* begin Dataset excerpts *

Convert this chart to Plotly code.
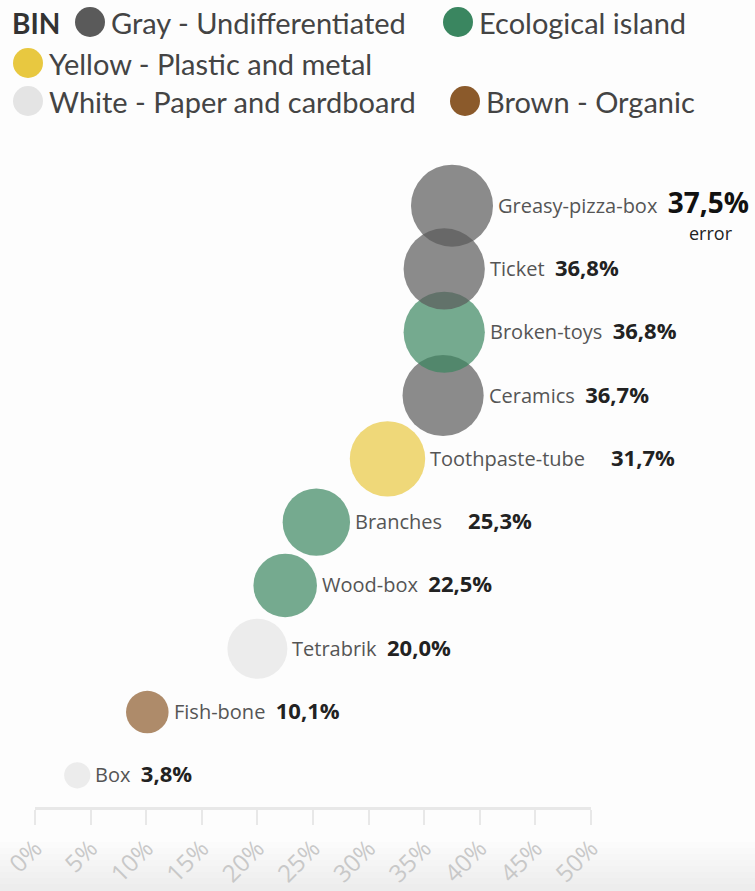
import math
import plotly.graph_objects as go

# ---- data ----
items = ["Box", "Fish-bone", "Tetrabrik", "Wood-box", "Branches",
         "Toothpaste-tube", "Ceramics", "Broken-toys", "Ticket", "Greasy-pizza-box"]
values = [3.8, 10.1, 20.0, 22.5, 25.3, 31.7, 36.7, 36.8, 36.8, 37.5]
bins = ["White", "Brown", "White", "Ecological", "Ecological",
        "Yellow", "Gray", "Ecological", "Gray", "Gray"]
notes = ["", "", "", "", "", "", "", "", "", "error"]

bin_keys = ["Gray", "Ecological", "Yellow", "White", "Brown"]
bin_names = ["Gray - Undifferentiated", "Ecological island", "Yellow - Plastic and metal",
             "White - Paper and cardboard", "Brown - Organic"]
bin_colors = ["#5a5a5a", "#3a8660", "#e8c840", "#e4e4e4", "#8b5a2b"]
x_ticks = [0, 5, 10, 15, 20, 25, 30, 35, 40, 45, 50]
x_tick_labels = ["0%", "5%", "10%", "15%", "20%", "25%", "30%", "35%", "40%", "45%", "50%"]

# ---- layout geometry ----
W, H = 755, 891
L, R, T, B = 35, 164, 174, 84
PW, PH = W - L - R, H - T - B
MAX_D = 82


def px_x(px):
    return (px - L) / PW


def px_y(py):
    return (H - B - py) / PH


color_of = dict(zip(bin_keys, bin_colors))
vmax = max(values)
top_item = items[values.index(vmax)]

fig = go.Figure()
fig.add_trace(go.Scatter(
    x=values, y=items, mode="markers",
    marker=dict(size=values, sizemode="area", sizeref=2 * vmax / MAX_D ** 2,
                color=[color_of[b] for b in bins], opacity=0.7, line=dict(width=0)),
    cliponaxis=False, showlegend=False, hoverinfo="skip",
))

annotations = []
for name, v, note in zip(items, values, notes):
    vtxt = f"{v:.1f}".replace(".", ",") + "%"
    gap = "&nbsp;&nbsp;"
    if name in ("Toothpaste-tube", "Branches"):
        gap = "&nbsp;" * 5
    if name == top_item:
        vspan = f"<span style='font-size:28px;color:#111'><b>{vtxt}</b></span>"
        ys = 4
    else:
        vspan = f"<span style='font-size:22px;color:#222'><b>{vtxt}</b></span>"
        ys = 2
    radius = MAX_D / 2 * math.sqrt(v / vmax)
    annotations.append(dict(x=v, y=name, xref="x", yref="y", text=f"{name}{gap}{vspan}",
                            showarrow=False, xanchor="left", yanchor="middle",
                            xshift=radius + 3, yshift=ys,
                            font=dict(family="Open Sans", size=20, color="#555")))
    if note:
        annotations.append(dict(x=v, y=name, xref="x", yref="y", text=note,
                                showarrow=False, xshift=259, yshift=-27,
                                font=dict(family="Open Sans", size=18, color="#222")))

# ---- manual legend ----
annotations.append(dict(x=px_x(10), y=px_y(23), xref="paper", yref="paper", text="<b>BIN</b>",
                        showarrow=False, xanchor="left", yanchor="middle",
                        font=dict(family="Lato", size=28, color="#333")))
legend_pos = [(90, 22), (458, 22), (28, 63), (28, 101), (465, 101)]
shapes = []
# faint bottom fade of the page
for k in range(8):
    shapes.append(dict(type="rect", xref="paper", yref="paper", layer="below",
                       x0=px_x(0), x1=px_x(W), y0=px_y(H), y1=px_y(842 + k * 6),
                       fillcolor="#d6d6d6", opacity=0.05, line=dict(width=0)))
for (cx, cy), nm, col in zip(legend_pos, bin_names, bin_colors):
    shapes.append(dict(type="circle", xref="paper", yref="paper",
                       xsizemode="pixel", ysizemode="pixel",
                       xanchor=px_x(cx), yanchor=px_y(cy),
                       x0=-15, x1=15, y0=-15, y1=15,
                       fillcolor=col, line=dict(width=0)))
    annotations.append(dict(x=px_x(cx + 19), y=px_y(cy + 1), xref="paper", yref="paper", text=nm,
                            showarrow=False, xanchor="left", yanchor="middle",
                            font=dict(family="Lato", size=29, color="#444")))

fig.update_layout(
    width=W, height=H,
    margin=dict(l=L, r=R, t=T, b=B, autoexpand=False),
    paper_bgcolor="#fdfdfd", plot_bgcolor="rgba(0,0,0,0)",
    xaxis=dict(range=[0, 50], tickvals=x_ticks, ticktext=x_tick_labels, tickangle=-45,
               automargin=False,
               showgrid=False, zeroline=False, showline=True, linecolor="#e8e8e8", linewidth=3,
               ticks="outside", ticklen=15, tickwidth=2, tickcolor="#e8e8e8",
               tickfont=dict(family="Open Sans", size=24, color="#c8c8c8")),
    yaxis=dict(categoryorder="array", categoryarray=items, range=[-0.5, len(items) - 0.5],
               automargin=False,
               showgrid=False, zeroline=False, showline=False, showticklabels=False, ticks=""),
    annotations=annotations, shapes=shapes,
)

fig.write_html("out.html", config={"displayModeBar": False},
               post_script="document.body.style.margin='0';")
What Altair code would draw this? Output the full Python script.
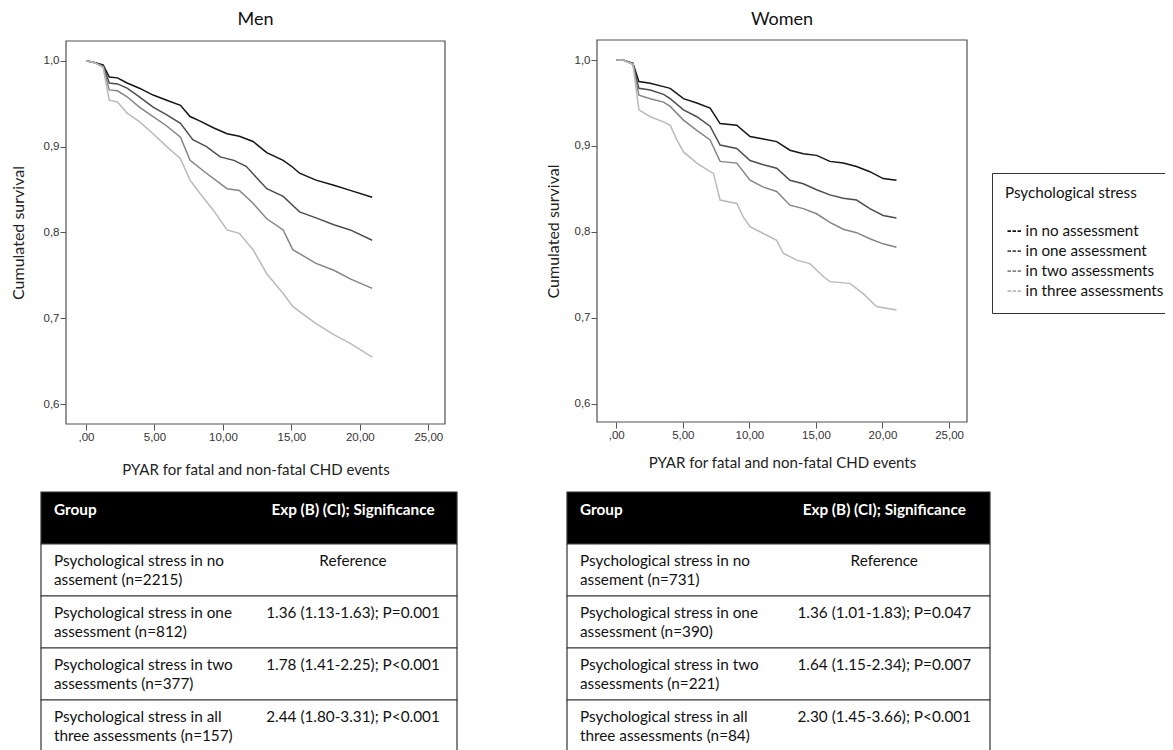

* end Dataset excerpts *

Output an exact copy of the material, with the pictures removed.

* _Solution to the exercise_
Convert this chart to Plotly code.
import math
import plotly.graph_objects as go

# ---- data ----
items = ["Box", "Fish-bone", "Tetrabrik", "Wood-box", "Branches",
         "Toothpaste-tube", "Ceramics", "Broken-toys", "Ticket", "Greasy-pizza-box"]
values = [3.8, 10.1, 20.0, 22.5, 25.3, 31.7, 36.7, 36.8, 36.8, 37.5]
bins = ["White", "Brown", "White", "Ecological", "Ecological",
        "Yellow", "Gray", "Ecological", "Gray", "Gray"]
notes = ["", "", "", "", "", "", "", "", "", "error"]

bin_keys = ["Gray", "Ecological", "Yellow", "White", "Brown"]
bin_names = ["Gray - Undifferentiated", "Ecological island", "Yellow - Plastic and metal",
             "White - Paper and cardboard", "Brown - Organic"]
bin_colors = ["#5a5a5a", "#3a8660", "#e8c840", "#e4e4e4", "#8b5a2b"]
x_ticks = [0, 5, 10, 15, 20, 25, 30, 35, 40, 45, 50]
x_tick_labels = ["0%", "5%", "10%", "15%", "20%", "25%", "30%", "35%", "40%", "45%", "50%"]

# ---- layout geometry ----
W, H = 755, 891
L, R, T, B = 35, 164, 174, 84
PW, PH = W - L - R, H - T - B
MAX_D = 82


def px_x(px):
    return (px - L) / PW


def px_y(py):
    return (H - B - py) / PH


color_of = dict(zip(bin_keys, bin_colors))
vmax = max(values)
top_item = items[values.index(vmax)]

fig = go.Figure()
fig.add_trace(go.Scatter(
    x=values, y=items, mode="markers",
    marker=dict(size=values, sizemode="area", sizeref=2 * vmax / MAX_D ** 2,
                color=[color_of[b] for b in bins], opacity=0.7, line=dict(width=0)),
    cliponaxis=False, showlegend=False, hoverinfo="skip",
))

annotations = []
for name, v, note in zip(items, values, notes):
    vtxt = f"{v:.1f}".replace(".", ",") + "%"
    gap = "&nbsp;&nbsp;"
    if name in ("Toothpaste-tube", "Branches"):
        gap = "&nbsp;" * 5
    if name == top_item:
        vspan = f"<span style='font-size:28px;color:#111'><b>{vtxt}</b></span>"
        ys = 4
    else:
        vspan = f"<span style='font-size:22px;color:#222'><b>{vtxt}</b></span>"
        ys = 2
    radius = MAX_D / 2 * math.sqrt(v / vmax)
    annotations.append(dict(x=v, y=name, xref="x", yref="y", text=f"{name}{gap}{vspan}",
                            showarrow=False, xanchor="left", yanchor="middle",
                            xshift=radius + 3, yshift=ys,
                            font=dict(family="Open Sans", size=20, color="#555")))
    if note:
        annotations.append(dict(x=v, y=name, xref="x", yref="y", text=note,
                                showarrow=False, xshift=259, yshift=-27,
                                font=dict(family="Open Sans", size=18, color="#222")))

# ---- manual legend ----
annotations.append(dict(x=px_x(10), y=px_y(23), xref="paper", yref="paper", text="<b>BIN</b>",
                        showarrow=False, xanchor="left", yanchor="middle",
                        font=dict(family="Lato", size=28, color="#333")))
legend_pos = [(90, 22), (458, 22), (28, 63), (28, 101), (465, 101)]
shapes = []
# faint bottom fade of the page
for k in range(8):
    shapes.append(dict(type="rect", xref="paper", yref="paper", layer="below",
                       x0=px_x(0), x1=px_x(W), y0=px_y(H), y1=px_y(842 + k * 6),
                       fillcolor="#d6d6d6", opacity=0.05, line=dict(width=0)))
for (cx, cy), nm, col in zip(legend_pos, bin_names, bin_colors):
    shapes.append(dict(type="circle", xref="paper", yref="paper",
                       xsizemode="pixel", ysizemode="pixel",
                       xanchor=px_x(cx), yanchor=px_y(cy),
                       x0=-15, x1=15, y0=-15, y1=15,
                       fillcolor=col, line=dict(width=0)))
    annotations.append(dict(x=px_x(cx + 19), y=px_y(cy + 1), xref="paper", yref="paper", text=nm,
                            showarrow=False, xanchor="left", yanchor="middle",
                            font=dict(family="Lato", size=29, color="#444")))

fig.update_layout(
    width=W, height=H,
    margin=dict(l=L, r=R, t=T, b=B, autoexpand=False),
    paper_bgcolor="#fdfdfd", plot_bgcolor="rgba(0,0,0,0)",
    xaxis=dict(range=[0, 50], tickvals=x_ticks, ticktext=x_tick_labels, tickangle=-45,
               automargin=False,
               showgrid=False, zeroline=False, showline=True, linecolor="#e8e8e8", linewidth=3,
               ticks="outside", ticklen=15, tickwidth=2, tickcolor="#e8e8e8",
               tickfont=dict(family="Open Sans", size=24, color="#c8c8c8")),
    yaxis=dict(categoryorder="array", categoryarray=items, range=[-0.5, len(items) - 0.5],
               automargin=False,
               showgrid=False, zeroline=False, showline=False, showticklabels=False, ticks=""),
    annotations=annotations, shapes=shapes,
)

fig.write_html("out.html", config={"displayModeBar": False},
               post_script="document.body.style.margin='0';")
What Altair code would draw this? Output the full Python script.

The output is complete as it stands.